Tai, I respect your work and knowledge, and I do consider your knives true works of art that I can only dream of coming close to the same level of skill. I will agree back when the only way to heat treat was by watching the color to determine when to quench, and before knowledge of quenchants came to be - then I do think we could call heat treating "art", because two different folks could follow as close as possible the same directions using steel from the same chunk, and still have different results. Then, as with any artist, it took years of knowledge and experience to be good at heat treating and consistently produce good blades.

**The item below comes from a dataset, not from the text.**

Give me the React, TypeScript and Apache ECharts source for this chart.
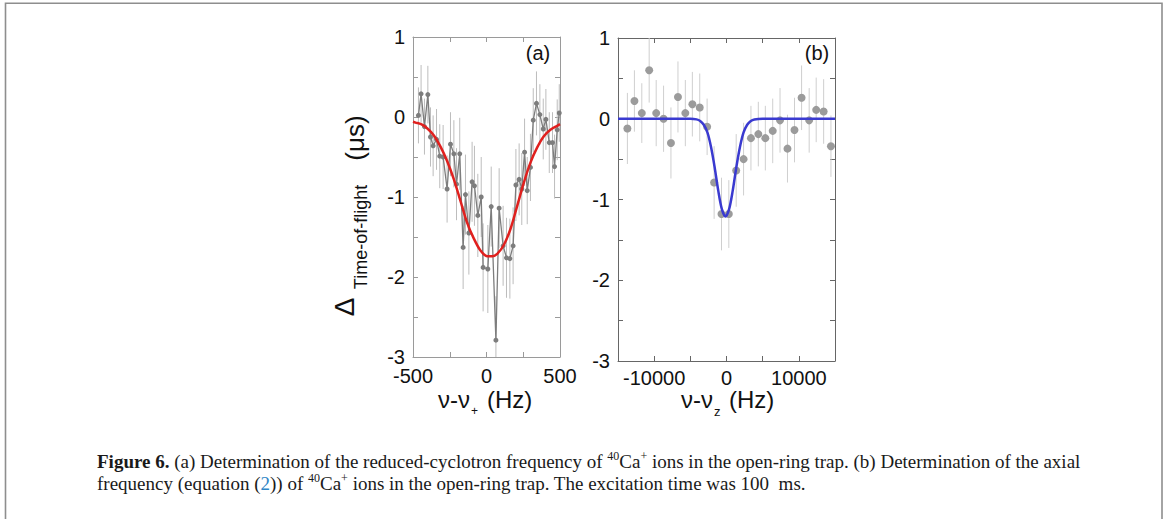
import React, { useEffect, useRef } from "react";
import * as echarts from "echarts";

// Panel (a): reduced-cyclotron resonance
const aX = [-463, -445, -422, -399, -381, -363, -340, -318, -295, -268, -245, -222, -204, -182, -159, -143, -120, -98, -82, -59, -36, -23, 9, 32, 64, 86, 113, 136, 159, 181, 200, 222, 240, 259, 277, 299, 318, 340, 363, 386, 404, 427, 449, 463, 481, 495];
const aY = [0.02, 0.29, -0.12, 0.28, -0.25, -0.36, -0.28, -0.49, -0.5, -0.9, -0.34, -0.46, -0.84, -0.46, -1.63, -0.97, -1.45, -0.81, -0.86, -1.23, -1.0, -1.88, -1.9, -1.12, -2.79, -1.14, -1.61, -1.76, -1.77, -1.61, -0.85, -0.78, -0.9, -0.44, -0.92, -0.63, -0.04, 0.17, 0.03, -0.15, -0.03, -0.32, -0.32, -0.62, -0.16, 0.05];
const aErr = [0.35, 0.36, 0.35, 0.36, 0.37, 0.38, 0.38, 0.4, 0.4, 0.42, 0.4, 0.42, 0.45, 0.45, 0.52, 0.5, 0.52, 0.5, 0.5, 0.52, 0.5, 0.55, 0.55, 0.5, 0.55, 0.5, 0.5, 0.5, 0.5, 0.48, 0.45, 0.45, 0.45, 0.42, 0.42, 0.42, 0.4, 0.4, 0.38, 0.38, 0.38, 0.38, 0.38, 0.4, 0.38, 0.36];
const aFitX = [-500, -483, -445, -404, -358, -313, -268, -222, -177, -132, -86, -41, 5, 39, 73, 118, 163, 209, 254, 299, 345, 390, 435, 481, 500];
const aFitY = [-0.06, -0.07, -0.09, -0.14, -0.23, -0.37, -0.55, -0.78, -1.05, -1.32, -1.52, -1.67, -1.74, -1.74, -1.71, -1.6, -1.4, -1.11, -0.82, -0.57, -0.38, -0.24, -0.16, -0.11, -0.09];

// Panel (b): axial resonance
const bX = [-13700, -12730, -11710, -10690, -9720, -8700, -7680, -6710, -5690, -4720, -3700, -2680, -1710, -690, 320, 1340, 2360, 3380, 4400, 5370, 6390, 7400, 8430, 9400, 10380, 11430, 12400, 13430, 14440];
const bY = [-0.12, 0.22, 0.07, 0.6, 0.07, 0.0, -0.3, 0.27, 0.07, 0.18, 0.14, -0.1, -0.79, -1.18, -1.18, -0.64, -0.5, -0.24, -0.19, -0.24, -0.15, -0.02, -0.37, -0.14, 0.26, -0.02, 0.11, 0.09, -0.34];
const bErr = [0.44, 0.38, 0.37, 0.4, 0.41, 0.41, 0.44, 0.44, 0.41, 0.4, 0.42, 0.35, 0.45, 0.45, 0.42, 0.45, 0.45, 0.4, 0.4, 0.4, 0.4, 0.4, 0.42, 0.4, 0.4, 0.4, 0.4, 0.4, 0.38];
const bFitX = [-15000, -5000, -4140, -3640, -3140, -2640, -2140, -1640, -1140, -640, -140, 360, 860, 1360, 1860, 2360, 2860, 3360, 3860, 5000, 15000];
const bFitY = [0, 0, -0.008, -0.027, -0.074, -0.17, -0.35, -0.6, -0.89, -1.12, -1.21, -1.12, -0.89, -0.6, -0.35, -0.17, -0.074, -0.027, -0.008, 0, 0];

// Axis ticks / labels
const aXLabels = [-500, 0, 500];
const bXLabels = [-10000, 0, 10000];
const yLabels = [-3, -2, -1, 0, 1];

const FONT = "Liberation Sans, Arial, sans-serif";
const SERIF = "Liberation Serif, Times New Roman, serif";

function axisPair(
  gridIndex: number,
  min: number,
  max: number,
  interval: number,
  labels: number[],
  color: string,
  isX: boolean,
  margin: number
) {
  const common = {
    type: "value",
    gridIndex,
    min,
    max,
    interval,
    splitLine: { show: false },
    axisLine: { show: true, onZero: false, lineStyle: { color, width: 1 } },
    axisTick: { show: true, inside: true, length: 5, lineStyle: { color, width: 1 } },
  };
  const main = {
    ...common,
    position: isX ? "bottom" : "left",
    axisLabel: {
      show: true,
      margin,
      fontSize: 20,
      fontFamily: FONT,
      color: "#111",
      showMinLabel: true,
      showMaxLabel: true,
      formatter: (v: number) => (labels.some((l) => Math.abs(l - v) < 1e-6) ? String(v) : ""),
    },
  };
  const other = {
    ...common,
    position: isX ? "top" : "right",
    axisLabel: { show: false },
  };
  return [main, other];
}

export default function App() {
  const ref = useRef<HTMLDivElement>(null);
  useEffect(() => {
    if (!ref.current) return;
    const chart = echarts.init(ref.current, undefined, { renderer: "svg" });

    const errRender = (stroke: string, lo: number) => (params: any, api: any) => {
      const x = api.value(0);
      const y = api.value(1);
      const e = api.value(2);
      const p1 = api.coord([x, y + e]);
      const p2 = api.coord([x, Math.max(y - e, lo)]);
      return {
        type: "line",
        shape: { x1: p1[0], y1: p1[1], x2: p2[0], y2: p2[1] },
        style: { stroke, lineWidth: 1 },
      };
    };

    const xa = axisPair(0, -500, 500, 250, aXLabels, "#9a9a9a", true, 9);
    const xb = axisPair(1, -15000, 15000, 5000, bXLabels, "#666", true, 7);
    const ya = axisPair(0, -3, 1, 0.5, yLabels, "#9a9a9a", false, 8);
    const yb = axisPair(1, -3, 1, 0.5, yLabels, "#666", false, 8);

    const option: any = {
      animation: false,
      backgroundColor: "#fff",
      grid: [
        { left: 413, top: 37, width: 147, height: 320 },
        { left: 618, top: 38, width: 217, height: 323 },
      ],
      xAxis: [...xa, ...xb],
      yAxis: [...ya, ...yb],
      series: [
        {
          type: "custom",
          xAxisIndex: 0,
          yAxisIndex: 0,
          clip: true,
          renderItem: errRender("#bdbdbd", -3),
          encode: { x: 0, y: 1 },
          data: aX.map((x, i) => [x, aY[i], aErr[i]]),
          z: 1,
        },
        {
          type: "line",
          xAxisIndex: 0,
          yAxisIndex: 0,
          data: aX.map((x, i) => [x, aY[i]]),
          symbol: "circle",
          symbolSize: 5,
          lineStyle: { color: "#7d7d7d", width: 1.3 },
          itemStyle: { color: "#7d7d7d" },
          z: 2,
        },
        {
          type: "line",
          xAxisIndex: 0,
          yAxisIndex: 0,
          data: aFitX.map((x, i) => [x, aFitY[i]]),
          smooth: 0.3,
          showSymbol: false,
          symbol: "none",
          lineStyle: { color: "#e0201e", width: 2.5 },
          z: 3,
        },
        {
          type: "custom",
          xAxisIndex: 2,
          yAxisIndex: 2,
          clip: true,
          renderItem: errRender("#cfcfcf", -3),
          encode: { x: 0, y: 1 },
          data: bX.map((x, i) => [x, bY[i], bErr[i]]),
          z: 1,
        },
        {
          type: "scatter",
          xAxisIndex: 2,
          yAxisIndex: 2,
          data: bX.map((x, i) => [x, bY[i]]),
          symbol: "circle",
          symbolSize: 8,
          itemStyle: { color: "#9b9b9b", opacity: 1 },
          z: 2,
        },
        {
          type: "line",
          xAxisIndex: 2,
          yAxisIndex: 2,
          data: bFitX.map((x, i) => [x, bFitY[i]]),
          smooth: 0.3,
          showSymbol: false,
          symbol: "none",
          lineStyle: { color: "#3a3ad0", width: 2.5 },
          z: 3,
        },
      ],
      graphic: [
        {
          type: "rect",
          shape: { x: 5.5, y: 3.3, width: 1156.5, height: 600 },
          style: { fill: "none", stroke: "#8e8e8e", lineWidth: 1.6 },
          silent: true,
        },
        {
          type: "text",
          x: 538,
          y: 53,
          style: { text: "(a)", fontSize: 20, fontFamily: FONT, fill: "#111", textAlign: "center", align: "center", textVerticalAlign: "middle", verticalAlign: "middle" },
        },
        {
          type: "text",
          x: 817,
          y: 53,
          style: { text: "(b)", fontSize: 20, fontFamily: FONT, fill: "#111", textAlign: "center", align: "center", textVerticalAlign: "middle", verticalAlign: "middle" },
        },
        // y-axis title (rotated)
        {
          type: "text",
          x: 344,
          y: 307,
          rotation: Math.PI / 2,
          style: { text: "Δ", fontSize: 28, fontFamily: FONT, fill: "#111", textAlign: "center", align: "center", textVerticalAlign: "middle", verticalAlign: "middle" },
        },
        {
          type: "text",
          x: 361,
          y: 237,
          rotation: Math.PI / 2,
          style: { text: "Time-of-flight", fontSize: 18, fontFamily: FONT, fill: "#111", textAlign: "center", align: "center", textVerticalAlign: "middle", verticalAlign: "middle" },
        },
        {
          type: "text",
          x: 355,
          y: 138,
          rotation: Math.PI / 2,
          style: { text: "(μs)", fontSize: 26, fontFamily: FONT, fill: "#111", textAlign: "center", align: "center", textVerticalAlign: "middle", verticalAlign: "middle" },
        },
        // x-axis titles
        {
          type: "text",
          x: 470,
          y: 399,
          style: { text: "ν-ν", fontSize: 24, fontFamily: FONT, fill: "#111", textAlign: "right", align: "right", textVerticalAlign: "middle", verticalAlign: "middle" },
        },
        {
          type: "text",
          x: 471,
          y: 411,
          style: { text: "+", fontSize: 12, fontFamily: FONT, fill: "#111", textAlign: "left", align: "left", textVerticalAlign: "middle", verticalAlign: "middle" },
        },
        {
          type: "text",
          x: 487,
          y: 399,
          style: { text: "(Hz)", fontSize: 24, fontFamily: FONT, fill: "#111", textAlign: "left", align: "left", textVerticalAlign: "middle", verticalAlign: "middle" },
        },
        {
          type: "text",
          x: 713,
          y: 399,
          style: { text: "ν-ν", fontSize: 24, fontFamily: FONT, fill: "#111", textAlign: "right", align: "right", textVerticalAlign: "middle", verticalAlign: "middle" },
        },
        {
          type: "text",
          x: 714,
          y: 411,
          style: { text: "z", fontSize: 13, fontFamily: FONT, fill: "#111", textAlign: "left", align: "left", textVerticalAlign: "middle", verticalAlign: "middle" },
        },
        {
          type: "text",
          x: 729,
          y: 399,
          style: { text: "(Hz)", fontSize: 24, fontFamily: FONT, fill: "#111", textAlign: "left", align: "left", textVerticalAlign: "middle", verticalAlign: "middle" },
        },
        // caption
        {
          type: "text",
          x: 97,
          y: 450,
          style: {
            text:
              "{b|Figure 6.} (a) Determination of the reduced-cyclotron frequency of {sup|40}Ca{sup|+} ions in the open-ring trap. (b) Determination of the axial\n" +
              "frequency (equation ({lk|2})) of {sup|40}Ca{sup|+} ions in the open-ring trap. The excitation time was 100  ms.",
            fontSize: 19,
            fontFamily: SERIF,
            fill: "#1a1a1a",
            lineHeight: 22,
            textAlign: "left",
            align: "left",
            textVerticalAlign: "top",
            verticalAlign: "top",
            rich: {
              b: { fontWeight: "bold", fontSize: 19, fontFamily: SERIF, lineHeight: 22, fill: "#1a1a1a" },
              sup: { fontSize: 12, fontFamily: SERIF, lineHeight: 12, verticalAlign: "top", fill: "#1a1a1a" },
              lk: { fontSize: 19, fontFamily: SERIF, lineHeight: 22, fill: "#2f86c6" },
            },
          },
        },
      ],
    };
    chart.setOption(option);
    return () => chart.dispose();
  }, []);
  return (
    <div
      ref={ref}
      style={{ position: "fixed", left: 0, top: 0, width: 1165, height: 519, background: "#fff" }}
    />
  );
}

Today, with all the knowledge and equip we have, With no real experience, I can take a chunk of steel (say Sandvik 12C27) that has been shaped to some blade shape, put steel in an electric oven, program desired temperature for length of time, clamp blade between to aluminum plates, bake in oven for spec'd temp and time - end result will be will be a very good blade that would be very close to spec'd results for this steel. When results can be consistently be duplicated by the use of instruments, it's no longer "art" but "science".
None of the above says that factory specs for heat treating can't be improved on to produce a better blade, BUT - anyone can take the better method and reproduce same results by use of modern instruments. I am certainly open to someone showing how these results can not be reproduced.
This has been a very good discussion that has remained civil - and I do hope to learn LOTS more from this group.